Technology needs to be human
Hughes said emerging companies will move directly to the newer models. Klein said that technology has been elevated to such a level as well as entrepreneurship that it seems like it’s the answer to all problems. Without understanding human factors such as how things fit into peoples’ lives, we elevate technology too highly. Skype was designed to be simple and it was fundamental to success, as well as Apple and Twitter. When would 900 year old institutions like Oxford, Yale and Harvard put design in front of students?
Maddy said there are 1.2 billion people with mobile phones but with no bank account. People have to know how mobile phones can seamlessly fit into their lives.
Bricks or mortar at Oxford University?
A chap asked whether Oxford spending £1.5 billion in the future, of which one billion was bricks and mortars, is a good investment. There was a long silence. Then some nervous laughs.
Polese said that it’s not just the technology that’s the point in matter, it’s the way teaching might change. Klein said that while distant learning and the web is a great way to distribute knowledge, for “great brands like Oxford” taking university into remote locations is a very very powerful business model. Europe has a very big challenge ahead of it by either exporting intellectual capital or brands or hunkering down in the UK. Oxford University could be a torchbearer for this.
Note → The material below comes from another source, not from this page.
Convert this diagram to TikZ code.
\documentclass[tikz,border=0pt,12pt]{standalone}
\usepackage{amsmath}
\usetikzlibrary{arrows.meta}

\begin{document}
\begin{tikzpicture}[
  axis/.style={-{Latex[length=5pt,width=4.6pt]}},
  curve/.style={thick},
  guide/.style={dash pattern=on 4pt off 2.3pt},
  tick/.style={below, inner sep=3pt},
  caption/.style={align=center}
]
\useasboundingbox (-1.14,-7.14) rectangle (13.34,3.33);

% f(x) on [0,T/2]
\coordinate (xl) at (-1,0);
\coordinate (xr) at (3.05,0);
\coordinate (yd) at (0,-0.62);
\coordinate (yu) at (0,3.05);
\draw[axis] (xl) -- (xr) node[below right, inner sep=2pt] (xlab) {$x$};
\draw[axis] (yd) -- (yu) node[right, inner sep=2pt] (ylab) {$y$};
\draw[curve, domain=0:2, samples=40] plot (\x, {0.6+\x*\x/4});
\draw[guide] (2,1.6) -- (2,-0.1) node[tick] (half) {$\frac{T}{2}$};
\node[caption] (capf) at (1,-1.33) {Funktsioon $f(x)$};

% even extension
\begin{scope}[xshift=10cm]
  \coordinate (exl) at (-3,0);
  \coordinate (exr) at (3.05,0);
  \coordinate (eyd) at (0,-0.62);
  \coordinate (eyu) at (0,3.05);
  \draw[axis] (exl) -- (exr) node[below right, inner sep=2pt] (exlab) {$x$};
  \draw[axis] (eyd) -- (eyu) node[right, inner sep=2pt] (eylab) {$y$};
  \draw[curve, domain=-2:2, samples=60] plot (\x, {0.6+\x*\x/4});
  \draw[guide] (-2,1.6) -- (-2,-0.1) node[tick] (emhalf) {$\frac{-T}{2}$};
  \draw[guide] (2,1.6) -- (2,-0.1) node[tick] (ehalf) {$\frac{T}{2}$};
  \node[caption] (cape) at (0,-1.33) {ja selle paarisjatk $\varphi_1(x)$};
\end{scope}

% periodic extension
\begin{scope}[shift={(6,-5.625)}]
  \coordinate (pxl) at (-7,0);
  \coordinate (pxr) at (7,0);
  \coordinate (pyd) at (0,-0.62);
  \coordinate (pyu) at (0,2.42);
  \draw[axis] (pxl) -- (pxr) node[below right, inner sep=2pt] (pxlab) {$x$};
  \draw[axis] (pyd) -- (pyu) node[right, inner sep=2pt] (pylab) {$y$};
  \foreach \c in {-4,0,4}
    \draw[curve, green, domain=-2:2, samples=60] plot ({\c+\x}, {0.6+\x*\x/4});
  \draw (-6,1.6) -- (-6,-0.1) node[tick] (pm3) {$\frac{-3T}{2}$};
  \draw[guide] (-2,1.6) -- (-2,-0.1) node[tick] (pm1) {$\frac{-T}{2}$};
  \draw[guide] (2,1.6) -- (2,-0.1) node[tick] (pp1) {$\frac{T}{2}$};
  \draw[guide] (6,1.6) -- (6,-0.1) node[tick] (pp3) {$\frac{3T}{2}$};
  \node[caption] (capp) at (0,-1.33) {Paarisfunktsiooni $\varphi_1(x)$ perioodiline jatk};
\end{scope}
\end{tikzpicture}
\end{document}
Oxford’s Upton said we needed to change our models of learning to help with the hunger of skills around the world. “There is a place for people to get together”. Oxford has holographed students into classes to be “part of a platform”. He doesn’t know whether the university is doing the right thing or not in choosing between bricks and mortar and virtual classes.
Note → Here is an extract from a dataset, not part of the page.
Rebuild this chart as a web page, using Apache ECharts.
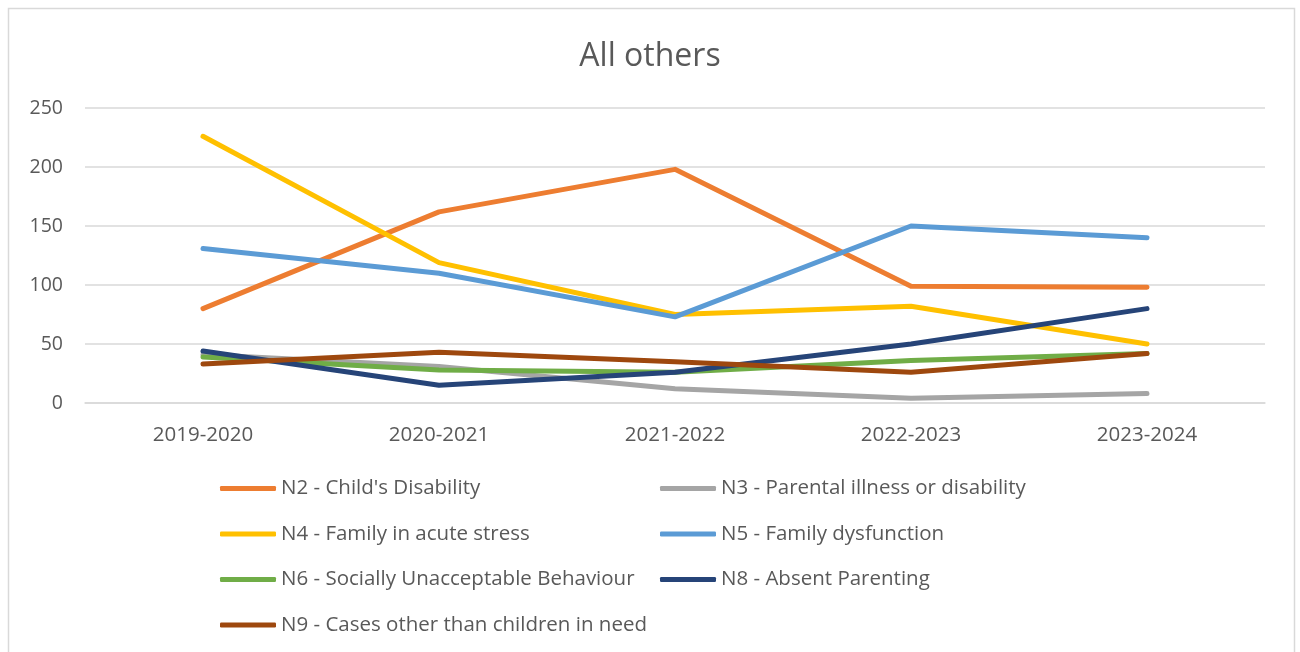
<!DOCTYPE html>
<html>
<head>
<meta charset="utf-8">
<script src="https://cdn.jsdelivr.net/npm/echarts@6/dist/echarts.min.js"></script>
<style>html,body{margin:0;padding:0;background:#fff;}#c{width:1300px;height:652px;}</style>
</head>
<body>
<div id="c"></div>
<script>
const categories = ['2019-2020', '2020-2021', '2021-2022', '2022-2023', '2023-2024'];
const n2 = [80, 162, 198, 99, 98];
const n3 = [41, 31, 12, 4, 8];
const n4 = [226, 119, 75, 82, 50];
const n5 = [131, 110, 73, 150, 140];
const n6 = [39, 28, 26, 36, 42];
const n8 = [44, 15, 26, 50, 80];
const n9 = [33, 43, 35, 26, 42];
const yTicks = [0, 50, 100, 150, 200, 250];

const names = {
  n2: "N2 - Child's Disability",
  n3: 'N3 - Parental illness or disability',
  n4: 'N4 - Family in acute stress',
  n5: 'N5 - Family dysfunction',
  n6: 'N6 - Socially Unacceptable Behaviour',
  n8: 'N8 - Absent Parenting',
  n9: 'N9 - Cases other than children in need'
};
const colors = {n2:'#ED7D31', n3:'#A5A5A5', n4:'#FFC000', n5:'#5B9BD5', n6:'#70AD47', n8:'#264478', n9:'#9E480E'};
const dataMap = {n2, n3, n4, n5, n6, n8, n9};
const order = ['n2','n3','n4','n5','n6','n8','n9'];
const FONT = 'Open Sans';
const textCol = '#595959';

const series = order.map(k => ({
  name: names[k],
  type: 'line',
  data: dataMap[k],
  symbol: 'none',
  showSymbol: false,
  lineStyle: {width: 5, color: colors[k], cap: 'round', join: 'round'},
  itemStyle: {color: colors[k]},
  emphasis: {disabled: true},
  animation: false
}));

const legendCommon = {
  orient: 'vertical',
  padding: 0,
  icon: 'roundRect',
  itemWidth: 56,
  itemHeight: 5,
  itemGap: 24.5,
  textStyle: {fontFamily: FONT, fontSize: 20.5, color: textCol, lineHeight: 20},
  selectedMode: false
};

const chart = echarts.init(document.getElementById('c'), null, {renderer: 'canvas'});
chart.setOption({
  backgroundColor: '#fff',
  animation: false,
  title: {
    text: 'All others',
    left: 'center',
    top: 36,
    textStyle: {fontFamily: FONT, fontSize: 32, fontWeight: 'normal', color: textCol}
  },
  grid: {left: 85, right: 35, top: 108, height: 295},
  xAxis: {
    type: 'category',
    data: categories,
    boundaryGap: true,
    axisLine: {show: true, lineStyle: {color: '#D9D9D9', width: 1.5}},
    axisTick: {show: false},
    axisLabel: {fontFamily: FONT, fontSize: 20.5, color: textCol, margin: 22}
  },
  yAxis: {
    type: 'value',
    min: yTicks[0],
    max: yTicks[yTicks.length - 1],
    interval: 50,
    axisLine: {show: false},
    axisTick: {show: false},
    splitLine: {lineStyle: {color: '#D9D9D9', width: 1.5}},
    axisLabel: {fontFamily: FONT, fontSize: 19.5, color: textCol, margin: 22}
  },
  legend: [
    Object.assign({left: 220, top: 478, data: [names.n2, names.n4, names.n6, names.n9]}, legendCommon),
    Object.assign({left: 660, top: 478, data: [names.n3, names.n5, names.n8]}, legendCommon)
  ],
  graphic: [{
    type: 'rect',
    shape: {x: 8.5, y: 8.5, width: 1286, height: 700},
    style: {fill: 'none', stroke: '#D9D9D9', lineWidth: 1.5},
    silent: true
  }],
  series: series
});
</script>
</body>
</html>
Google said Hansjee was getting involved in video and audio in remote locations and that’s just round the corner.
Someone asked about journalism and paywalls. Hoberman, who is on the board of the Guardian Media Group, said that the main point is you take yourself out of the conversation if you put yourself behind a paywall. That argues about changing the shape of journalism and what the Guardian calls “mutualisation” to get readers involved in the conversation.
Maddy asked whether there was controversy about paywalls because people regarded news as free. People are willing to pay for other things rather than news.
Polese said the question is about the quality of the journalism that makes people want to come back and read it again. She said one good example is the Huffington Post and we’re seeing some models emerging where there’s high standards of journalism and design. We kept our counsel.